Instrumentality Shinji can have PenPen congratulate him if he wants since reality is malleable and based on personal desire.
> And as I've said before, Shinji has chosen to return but hasn't yet.
See, while I can understand that as an interpretation, would you honestly be able to come to that conclusion after only seeing the TV ending? Especially when they make a big deal about the limbo theatre shattering? It's a dramatic moment, and had the intent been to put Shinji back in reality, they had the transition necessary to make it happen. The limbo shattered. That to me doesn't feel appropriate for a "he's slowly drifting back to the real world" scenario.
The limbo shatters, and Shinji is adrift in a magical void where people who are dead and people who are not are. I can't really see that as Gainax trying to suggest that Shinji has chosen to live in the real world given how unreal the imagery is. When they could just have easily set that final scene on say, the grassy hill overlooking Tokyo-3, just as easily and established that he's back in the physical world.
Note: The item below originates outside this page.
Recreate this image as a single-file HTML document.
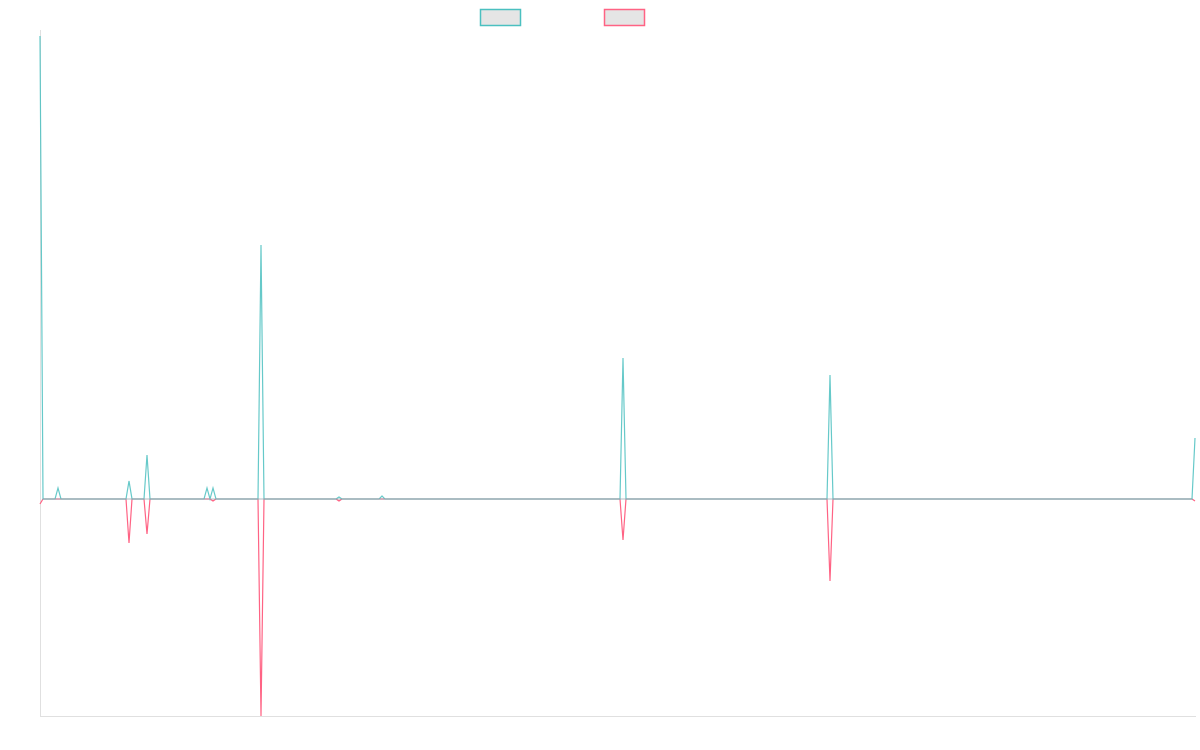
<!DOCTYPE html>
<html><head><style>body{margin:0;background:#fff}svg{display:block}</style></head><body>
<svg width="1200" height="750" xmlns="http://www.w3.org/2000/svg">
<line x1="40.5" y1="30" x2="40.5" y2="716.5" stroke="#e0e0e0" stroke-width="1"/>
<line x1="40" y1="716.5" x2="1196" y2="716.5" stroke="#e0e0e0" stroke-width="1"/>
<rect x="480.5" y="9.5" width="40" height="16" fill="#e5e5e5" stroke="#4bc0c0" stroke-width="1.5"/>
<rect x="604.5" y="9.5" width="40" height="16" fill="#e5e5e5" stroke="#ff6384" stroke-width="1.5"/>
<polyline fill="none" stroke="#ff6384" stroke-width="1.2" stroke-linejoin="miter" points="40,504 43,499 126,499 129,543 132,499 144,499 147,534 150,499 210,499 213,501 216,499 258,499 261,716 264,499 336,499 339,501 342,499 620,499 623,540 626,499 827,499 830,581 833,499 1192,499 1195,501"/>
<polyline fill="none" stroke="#4bc0c0" stroke-width="1.2" stroke-opacity="0.85" stroke-linejoin="miter" points="40,36 43,499 55,499 58,488 61,499 126,499 129,481 132,499 144,499 147,455 150,499 204,499 207,488 210,499 213,488 216,499 258,499 261,245 264,499 336,499 339,497 342,499 379,499 382,496 385,499 620,499 623,358 626,499 827,499 830,375 833,499 1192,499 1195,438"/>
<line x1="43" y1="499" x2="1192" y2="499" stroke="#9aa8b0" stroke-width="1.2" opacity="0.6"/>
</svg>
</body></html>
I'm adamant that the TV ending has to stand on its own, and I can't see that anyone watching it without having seen the films would be able to make the assumption that Shinji ends it in a transitionary state and will eventually return to the physical world. Not when a simpler answer, that he's off in la-la land forever, exists.
> But the two terms are used in both. Your scheme confuses more than it
> enlightens.
As I said, it's probably detrimental. Meaning that after a single post I've abandoned it since it's just not helpful.
I think that we'd have been better off had Anno never decided to foist the Instrumentality of Mankind injoke on ADV, but what can we do?